*Raw data*:
┄┄┄┄┄┄┄┄┄┄

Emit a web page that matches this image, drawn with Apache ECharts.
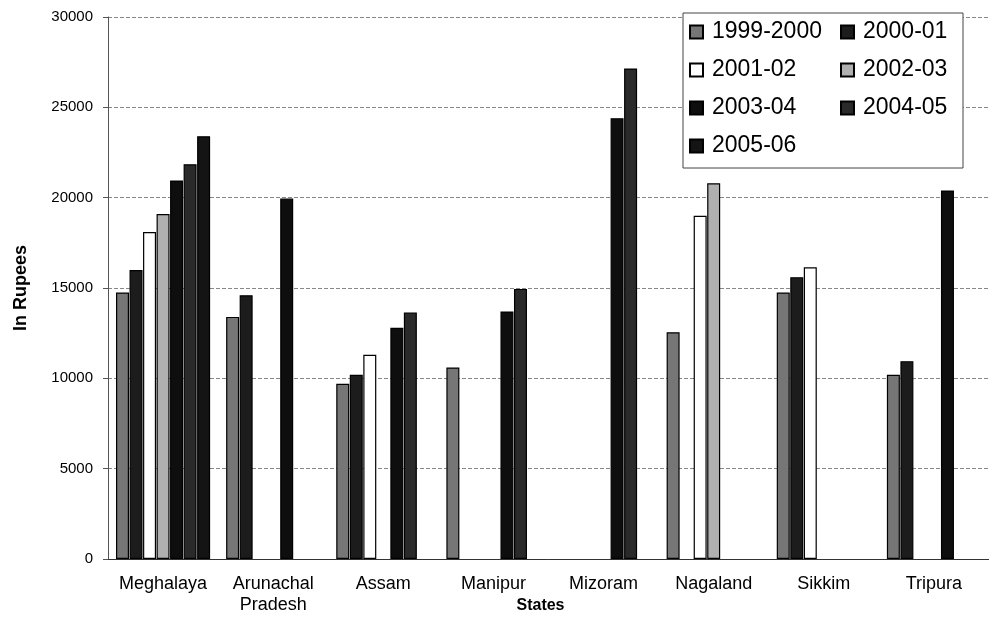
<!DOCTYPE html>
<html>
<head>
<meta charset="utf-8">
<script src="https://cdn.jsdelivr.net/npm/echarts@6/dist/echarts.min.js"></script>
<style>html,body{margin:0;padding:0;background:#fff;}#c{width:989px;height:621px;}</style>
</head>
<body>
<div id="c"></div>
<script>
var states = ['Meghalaya', 'Arunachal\nPradesh', 'Assam', 'Manipur', 'Mizoram', 'Nagaland', 'Sikkim', 'Tripura'];
var years = ['1999-2000', '2000-01', '2001-02', '2002-03', '2003-04', '2004-05', '2005-06'];
var v1999_2000 = [14750, 13400, 9700, 10600, '-', 12550, 14750, 10200];
var v2000_01   = [16000, 14600, 10200, '-', '-', '-', 15600, 10950];
var v2001_02   = [18100, '-', 11300, '-', '-', 19000, 16150, '-'];
var v2002_03   = [19100, '-', '-', '-', '-', 20800, '-', '-'];
var v2003_04   = [20950, 19950, 12800, 13700, 24400, '-', '-', 20400];
var v2004_05   = [21850, '-', 13650, 14950, 27150, '-', '-', '-'];
var v2005_06   = [23400, '-', '-', '-', '-', '-', '-', '-'];
var yTicks = [0, 5000, 10000, 15000, 20000, 25000, 30000];

var seriesValues = [v1999_2000, v2000_01, v2001_02, v2002_03, v2003_04, v2004_05, v2005_06];
var colors = ['#767676', '#1c1c1c', '#ffffff', '#b0b0b0', '#0e0e0e', '#2a2a2a', '#141414'];
var FONT = 'Liberation Sans, Arial, sans-serif';

var chart = echarts.init(document.getElementById('c'));
var series = years.map(function (y, i) {
  return {
    name: y,
    type: 'bar',
    data: seriesValues[i],
    barWidth: 13,
    barGap: '4%',
    itemStyle: { color: colors[i], borderColor: '#000', borderWidth: 1.2 }
  };
});

chart.setOption({
  animation: false,
  backgroundColor: '#fff',
  textStyle: { fontFamily: FONT },
  grid: { left: 108, right: 0, top: 17, bottom: 62, containLabel: false, outerBoundsMode: 'none' },
  legend: [
    {
      data: ['1999-2000', '2001-02', '2003-04', '2005-06'],
      orient: 'vertical', left: 689, top: 19, itemGap: 12, padding: 0,
      itemWidth: 13, itemHeight: 13, icon: 'rect', z: 5,
      textStyle: { fontSize: 23, fontFamily: FONT, color: '#000', lineHeight: 26, padding: [0, 0, 0, 4] }
    },
    {
      data: ['2000-01', '2002-03', '2004-05'],
      orient: 'vertical', left: 840, top: 19, itemGap: 12, padding: 0,
      itemWidth: 13, itemHeight: 13, icon: 'rect', z: 5,
      textStyle: { fontSize: 23, fontFamily: FONT, color: '#000', lineHeight: 26, padding: [0, 0, 0, 4] }
    }
  ],
  graphic: [
    { type: 'rect', z: 3, shape: { x: 683, y: 13, width: 280, height: 155 },
      style: { fill: '#fff', stroke: '#444', lineWidth: 1 } }
  ],
  xAxis: {
    type: 'category',
    data: states,
    name: 'States',
    nameLocation: 'middle',
    nameGap: 39,
    nameMoveOverlap: false,
    nameTextStyle: { fontSize: 16, fontWeight: 'bold', color: '#000', fontFamily: FONT, padding: [0, 16, 0, 0] },
    axisLine: { show: true, lineStyle: { color: '#333', width: 1 } },
    axisTick: { show: false },
    axisLabel: { fontSize: 18, color: '#000', margin: 15, lineHeight: 21, fontFamily: FONT, interval: 0 }
  },
  yAxis: {
    type: 'value',
    min: 0, max: 30000, interval: 5000,
    name: 'In Rupees',
    nameLocation: 'middle',
    nameGap: 78,
    nameMoveOverlap: false,
    nameTextStyle: { fontSize: 18, fontWeight: 'bold', color: '#000', fontFamily: FONT },
    axisLine: { show: true, lineStyle: { color: '#555', width: 1 } },
    axisTick: { show: true, length: 5, lineStyle: { color: '#555' } },
    axisLabel: { fontSize: 15, color: '#000', margin: 15, fontFamily: FONT,
      customValues: yTicks, formatter: function (v) { return String(v); } },
    splitLine: { show: true, lineStyle: { color: '#888', width: 1, type: [4, 2] } }
  },
  series: series
});
</script>
</body>
</html>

┄┄┄┄┄┄┄┄┄┄

*Task to complete*: The lines from the top of the data above through the one holding "var FONT = 'Liberation" are to be repeated exactly, and only those, with no pictures.

*Task answer*:
Emit a web page that matches this image, drawn with Apache ECharts.
<!DOCTYPE html>
<html>
<head>
<meta charset="utf-8">
<script src="https://cdn.jsdelivr.net/npm/echarts@6/dist/echarts.min.js"></script>
<style>html,body{margin:0;padding:0;background:#fff;}#c{width:989px;height:621px;}</style>
</head>
<body>
<div id="c"></div>
<script>
var states = ['Meghalaya', 'Arunachal\nPradesh', 'Assam', 'Manipur', 'Mizoram', 'Nagaland', 'Sikkim', 'Tripura'];
var years = ['1999-2000', '2000-01', '2001-02', '2002-03', '2003-04', '2004-05', '2005-06'];
var v1999_2000 = [14750, 13400, 9700, 10600, '-', 12550, 14750, 10200];
var v2000_01   = [16000, 14600, 10200, '-', '-', '-', 15600, 10950];
var v2001_02   = [18100, '-', 11300, '-', '-', 19000, 16150, '-'];
var v2002_03   = [19100, '-', '-', '-', '-', 20800, '-', '-'];
var v2003_04   = [20950, 19950, 12800, 13700, 24400, '-', '-', 20400];
var v2004_05   = [21850, '-', 13650, 14950, 27150, '-', '-', '-'];
var v2005_06   = [23400, '-', '-', '-', '-', '-', '-', '-'];
var yTicks = [0, 5000, 10000, 15000, 20000, 25000, 30000];

var seriesValues = [v1999_2000, v2000_01, v2001_02, v2002_03, v2003_04, v2004_05, v2005_06];
var colors = ['#767676', '#1c1c1c', '#ffffff', '#b0b0b0', '#0e0e0e', '#2a2a2a', '#141414'];
var FONT = 'Liberation Sans, Arial, sans-serif';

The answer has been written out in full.